The petroleum minister said that in the months ahead, OPEC would provide a veritable platform for member countries to find a remedy and deal with the issue of sliding oil prices frontally, noting that there were no quick fixes to it.
She added that the burden of falling oil prices was impacting on both OPEC and non-OPEC member countries.
Alison-Madueke said that the current trend would make Nigeria to look stringently again at the Petroleum Industry Bill, which was already before the National Assembly to ensure that the enablers therein were explored.
On plans by the Federal Government to prepare for the global fall, she said Nigeria had no recourse at this point in time other than to fully develop her gas infrastructure for domestic use.
Rising from the OPEC member countries decided that in the interest of restoring market equilibrium, current production level of 30 million barrels per day as was agreed in December, 2011 should be maintained.
The conference also confirmed the readiness of member countries to respond to developments which could have an adverse impact on the maintenance of an orderly and balanced oil market.
OPEC directed its secretariat to step up its close monitoring of developments in supply and demand as well as non-fundamental factors such as speculative activity.
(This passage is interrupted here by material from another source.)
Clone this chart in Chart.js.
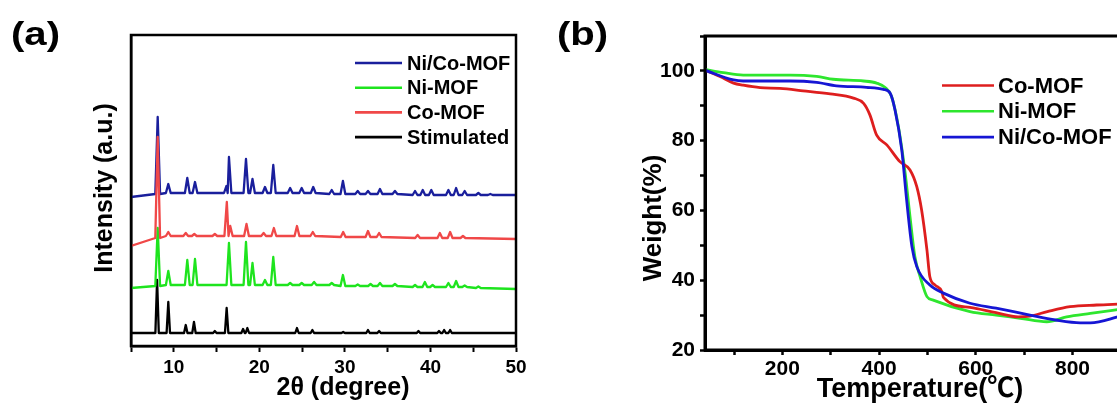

OPEC noted that although world oil demand was forecast to increase during the year 2015, this would be offset by the projected increase of 1.36 million bpd in non-OPEC supply.
“As always, in taking this decision, member countries confirmed their readiness to respond to developments which could have an adverse impact on the maintenance of an orderly and balanced oil market,” the group said in a statement.
On the implications of the OPEC decision, an energy specialist at Ecobank said, Mr. Dolapo Oni, said the direct implication was that oversupply would remain in the market and oil prices would continue to fall.
“Since the announcement came out, prices have fallen sharply. As at the time the announcement was made, the price was around $76.3 per barrel, few minutes after, it has fallen to $74.5, and of course it is not relenting.
“You can understand what that would mean for Nigeria because we just set our 2015 benchmark oil price at $73. It means there will be no excess crude account if the decline continues,” he said.
Oni further said that the country might not see significant growth in production as a result of oil theft, adding that the contribution from the oil sector to revenue could significantly reduce.
Oil accounts for up to 95 per cent of foreign earnings, but production has stagnated in the past two years as a result of oil theft and slowdown in investment.